Greece on Monday (30 June) wrapped up its leadership of the rotating EU presidency by claiming the six-month stint had proved that it was a "normal country" capable of managing its finances.

"There was tight management [of expenses]... this is an impressively positive result," Foreign Minister Evangelos Venizelos told a news conference.

"Our main goal was to show that Greece is a normal, equal member-state [of the EU]. The past six months... helped and will continue to help restore the country's image," the foreign minister added.

In its fifth presidency since joining the European bloc in 1981, Greece was keen to show its leadership skills despite ts deep economic troubles that brought it to the brink of bankruptcy in 2010.

At the start of the presidency in January, there had been concern about Greece's ability to handle the task in addition to holding municipal and regional elections nationwide in May.

During the Greek presidency, the EU agreed after long debate to apply a financial market tax by 2016, and approved a new oversight system to prevent banks from failing. 

There was also agreement on a draft maritime security strategy against organised crime, threats to freedom of navigation and environmental risks.

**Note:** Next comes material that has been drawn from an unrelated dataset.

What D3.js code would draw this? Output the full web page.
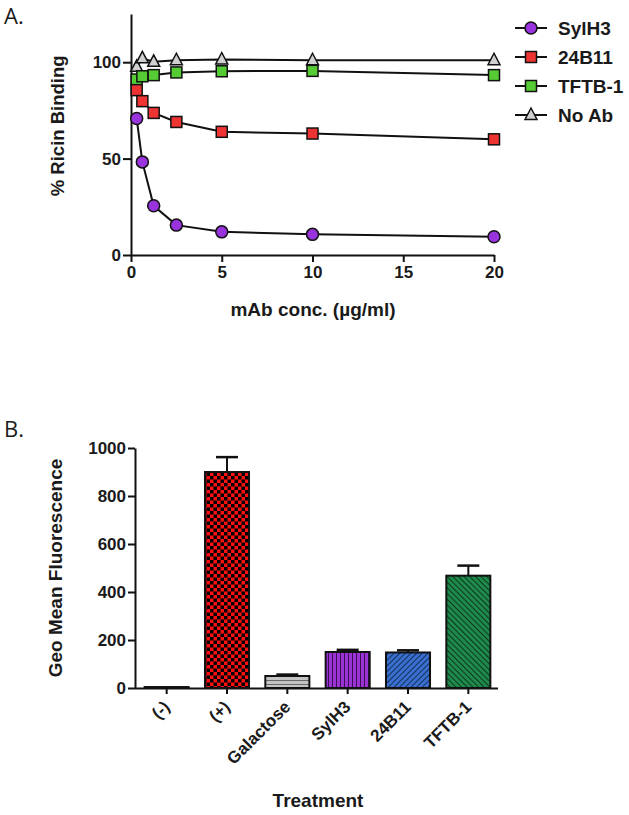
<!DOCTYPE html>
<html>
<head>
<meta charset="utf-8">
<script src="https://cdn.jsdelivr.net/npm/d3@7"></script>
<style>
	body { margin: 0; background: #fff; }
	text { font-family: "Liberation Sans", Arial, sans-serif; fill: #1a1a1a; }
	.bold { font-weight: bold; }
</style>
</head>
<body>
<svg id="chart" width="629" height="815"></svg>
<script>
"use strict"

//
// panel A data
//
var concs = [0.3125, 0.625, 1.25, 2.5, 5, 10, 20];
var sylh3 = [70.8, 48.3, 25.5, 15.5, 12, 10.7, 9.5];
var b24b11 = [85.5, 79.8, 73.7, 69, 63.9, 63, 60];
var tftb1 = [91, 92.7, 93.3, 94.7, 95.3, 95.5, 93.3];
var noAb = [97.6, 102, 100.2, 101, 101.4, 101, 101];
var seriesNames = ["SylH3", "24B11", "TFTB-1", "No Ab"];
var xTicksA = [0, 5, 10, 15, 20];
var yTicksA = [0, 50, 100];

//
// panel B data
//
var treatments = ["(-)", "(+)", "Galactose", "SylH3", "24B11", "TFTB-1"];
var geoMean = [4, 900, 50, 150, 148, 468];
var geoErr = [0, 62, 6, 9, 9, 42];
var yTicksB = [0, 200, 400, 600, 800, 1000];

var svg = d3.select("#chart");
var defs = svg.append("defs");

// fill patterns for bars
var pCheck = defs.append("pattern").attr("id", "pCheck")
	.attr("patternUnits", "userSpaceOnUse")
	.attr("width", 7).attr("height", 7)
	;
pCheck.append("rect").attr("width", 7).attr("height", 7).attr("fill", "#ff1010");
pCheck.append("rect").attr("width", 3.5).attr("height", 3.5).attr("fill", "#000");
pCheck.append("rect").attr("x", 3.5).attr("y", 3.5).attr("width", 3.5).attr("height", 3.5).attr("fill", "#000");

var pHoriz = defs.append("pattern").attr("id", "pHoriz")
	.attr("patternUnits", "userSpaceOnUse")
	.attr("width", 6).attr("height", 4)
	;
pHoriz.append("rect").attr("width", 6).attr("height", 4).attr("fill", "#c4c4c4");
pHoriz.append("line").attr("x1", 0).attr("x2", 6).attr("y1", 0.5).attr("y2", 0.5)
	.attr("stroke", "#6a6a6a").attr("stroke-width", 1);

var pVert = defs.append("pattern").attr("id", "pVert")
	.attr("patternUnits", "userSpaceOnUse")
	.attr("width", 4).attr("height", 6)
	;
pVert.append("rect").attr("width", 4).attr("height", 6).attr("fill", "#9a34d6");
pVert.append("line").attr("x1", 0.5).attr("x2", 0.5).attr("y1", 0).attr("y2", 6)
	.attr("stroke", "#3a1050").attr("stroke-width", 1);

var pDiagB = defs.append("pattern").attr("id", "pDiagB")
	.attr("patternUnits", "userSpaceOnUse")
	.attr("width", 4).attr("height", 4)
	.attr("patternTransform", "rotate(45)")
	;
pDiagB.append("rect").attr("width", 4).attr("height", 4).attr("fill", "#3a6fd0");
pDiagB.append("line").attr("x1", 0.5).attr("x2", 0.5).attr("y1", 0).attr("y2", 4)
	.attr("stroke", "#12305a").attr("stroke-width", 1);

var pDiagG = defs.append("pattern").attr("id", "pDiagG")
	.attr("patternUnits", "userSpaceOnUse")
	.attr("width", 4).attr("height", 4)
	.attr("patternTransform", "rotate(-45)")
	;
pDiagG.append("rect").attr("width", 4).attr("height", 4).attr("fill", "#1f8a4c");
pDiagG.append("line").attr("x1", 0.5).attr("x2", 0.5).attr("y1", 0).attr("y2", 4)
	.attr("stroke", "#0a3a1c").attr("stroke-width", 1);

var barFills = ["#ffffff", "url(#pCheck)", "url(#pHoriz)", "url(#pVert)", "url(#pDiagB)", "url(#pDiagG)"];

function styleAxis(g) {
	g.selectAll("path, line").attr("stroke", "#111").attr("stroke-width", 2);
	g.selectAll("text")
		.attr("class", "bold")
		.style("font-size", "17px")
		.style("font-family", "Liberation Sans, Arial, sans-serif")
		.attr("fill", "#1a1a1a")
		;
}

//
// Panel A: line chart
//
svg.append("text").attr("x", 4).attr("y", 24)
	.style("font-size", "22px").style("font-family", "Open Sans, sans-serif")
	.text("A.");

var xA = d3.scaleLinear().domain([0, 20]).range([131, 494]);
var yA = d3.scaleLinear().domain([0, 125]).range([255, 14]);

var gA = svg.append("g");

var axA_x = gA.append("g").attr("transform", "translate(0," + yA(0) + ")")
	.call(d3.axisBottom(xA).tickValues(xTicksA).tickSize(7).tickSizeOuter(0).tickPadding(4))
	;
styleAxis(axA_x);

var axA_y = gA.append("g").attr("transform", "translate(" + xA(0) + ",0)")
	.call(d3.axisLeft(yA).tickValues(yTicksA).tickSize(8).tickSizeOuter(0).tickPadding(2))
	;
styleAxis(axA_y);

gA.append("text").attr("class", "bold")
	.attr("transform", "translate(64," + yA(67) + ") rotate(-90)")
	.attr("text-anchor", "middle")
	.style("font-size", "18.5px")
	.text("% Ricin Binding");

gA.append("text").attr("class", "bold")
	.attr("x", 313).attr("y", 316)
	.attr("text-anchor", "middle")
	.style("font-size", "19px")
	.text("mAb conc. (\u00b5g/ml)");

var seriesA = [
	{name: seriesNames[0], values: sylh3, shape: "circle", color: "#9933dd"},
	{name: seriesNames[1], values: b24b11, shape: "square", color: "#ee3333"},
	{name: seriesNames[2], values: tftb1, shape: "square", color: "#55cc33"},
	{name: seriesNames[3], values: noAb, shape: "triangle", color: "#d0d0d0"}
];

var line = d3.line()
	.x(function(d) { return xA(d[0]); })
	.y(function(d) { return yA(d[1]); })
	;

function drawMarker(g, shape, color) {
	if (shape == "circle") {
		g.append("circle").attr("r", 6).attr("fill", color)
			.attr("stroke", "#111").attr("stroke-width", 1.5);
	} else if (shape == "square") {
		g.append("rect").attr("x", -5.5).attr("y", -5.5).attr("width", 11).attr("height", 11)
			.attr("fill", color).attr("stroke", "#111").attr("stroke-width", 1.5);
	} else {
		g.append("path").attr("d", "M0,-7 L6,4.5 L-6,4.5 Z")
			.attr("fill", color).attr("stroke", "#111").attr("stroke-width", 1.5);
	}
}

// draw in reverse so SylH3 sits on top
seriesA.slice().reverse().forEach(function(s) {
	var pts = concs.map(function(c, i) { return [c, s.values[i]]; });
	gA.append("path").datum(pts)
		.attr("d", line)
		.attr("fill", "none")
		.attr("stroke", "#111")
		.attr("stroke-width", 2)
		;
	pts.forEach(function(p) {
		var m = gA.append("g").attr("transform", "translate(" + xA(p[0]) + "," + yA(p[1]) + ")");
		drawMarker(m, s.shape, s.color);
	});
});

// legend
var legend = svg.append("g");
seriesA.forEach(function(s, i) {
	var ly = 28 + i * 29;
	legend.append("line").attr("x1", 515).attr("x2", 547).attr("y1", ly).attr("y2", ly)
		.attr("stroke", "#111").attr("stroke-width", 2);
	var m = legend.append("g").attr("transform", "translate(531," + ly + ")");
	drawMarker(m, s.shape, s.color);
	legend.append("text").attr("class", "bold")
		.attr("x", 558).attr("y", ly + 6.5)
		.style("font-size", "19px")
		.text(s.name);
});

//
// Panel B: bar chart
//
svg.append("text").attr("x", 4).attr("y", 437)
	.style("font-size", "22px").style("font-family", "Open Sans, sans-serif")
	.text("B.");

var xB = d3.scaleBand().domain(treatments).range([136.5, 498.5])
	.paddingInner(0.27).paddingOuter(0.135);
var yB = d3.scaleLinear().domain([0, 1000]).range([688, 448]);

var gB = svg.append("g");

gB.selectAll("rect.bar").data(treatments).enter()
	.append("rect").attr("class", "bar")
	.attr("x", function(d) { return xB(d); })
	.attr("width", xB.bandwidth())
	.attr("y", function(d, i) { return yB(geoMean[i]); })
	.attr("height", function(d, i) { return yB(0) - yB(geoMean[i]); })
	.attr("fill", function(d, i) { return barFills[i]; })
	.attr("stroke", "#111")
	.attr("stroke-width", 2)
	;

// error bars (upper only)
treatments.forEach(function(d, i) {
	if (geoErr[i] <= 0) return;
	var cx = xB(d) + xB.bandwidth() / 2;
	gB.append("line").attr("x1", cx).attr("x2", cx)
		.attr("y1", yB(geoMean[i])).attr("y2", yB(geoMean[i] + geoErr[i]))
		.attr("stroke", "#111").attr("stroke-width", 2);
	gB.append("line").attr("x1", cx - 11).attr("x2", cx + 11)
		.attr("y1", yB(geoMean[i] + geoErr[i])).attr("y2", yB(geoMean[i] + geoErr[i]))
		.attr("stroke", "#111").attr("stroke-width", 2.5);
});

var axB_x = gB.append("g").attr("transform", "translate(0," + yB(0) + ")")
	.call(d3.axisBottom(xB).tickSize(6).tickSizeOuter(0))
	;
styleAxis(axB_x);
axB_x.select(".domain").attr("d", "M135,0.5H498");
axB_x.selectAll(".tick text")
	.attr("text-anchor", "end")
	.attr("dy", null)
	.attr("transform", "translate(4,20) rotate(-45)")
	.attr("y", 0)
	;

var axB_y = gB.append("g").attr("transform", "translate(135,0)")
	.call(d3.axisLeft(yB).tickValues(yTicksB).tickFormat(d3.format("d"))
		.tickSize(7).tickSizeOuter(0).tickPadding(2))
	;
styleAxis(axB_y);

gB.append("text").attr("class", "bold")
	.attr("transform", "translate(62," + yB(500) + ") rotate(-90)")
	.attr("text-anchor", "middle")
	.style("font-size", "19px")
	.text("Geo Mean Fluorescence");

gB.append("text").attr("class", "bold")
	.attr("x", 318).attr("y", 807)
	.attr("text-anchor", "middle")
	.style("font-size", "19px")
	.text("Treatment");
</script>
</body>
</html>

Venizelos said the presidency cost an estimated €19 million, around 30% of the budget Athens had allocated of €50 million ($70 million).

The British embassy in Athens described "the very small expenditure [as] a great example to set". 

But Filippa Chatzistavrou, a research fellow at the Hellenic foundation for European and Foreign Policy (Eliamep), argued that Greece's presidency had been "drab". 

"We did the minimum required... we could have done more" to improve the country's own well-documented problems, such as high youth unemployment and immigration, she told AFP.

"There was more Greece could have done to help itself," she said, pointing to Italy, another of the European Union's highly indebted states which takes over the EU presidency until the end of the year.

Italian Prime Minister Matteo Renzi has called for more room for growth in the EU stability pact, and also appears determined to seek changes to EU rules governing asylum applications for immigrants.

"Greece also had reason to push for this, but did not," Chatzistavrou said.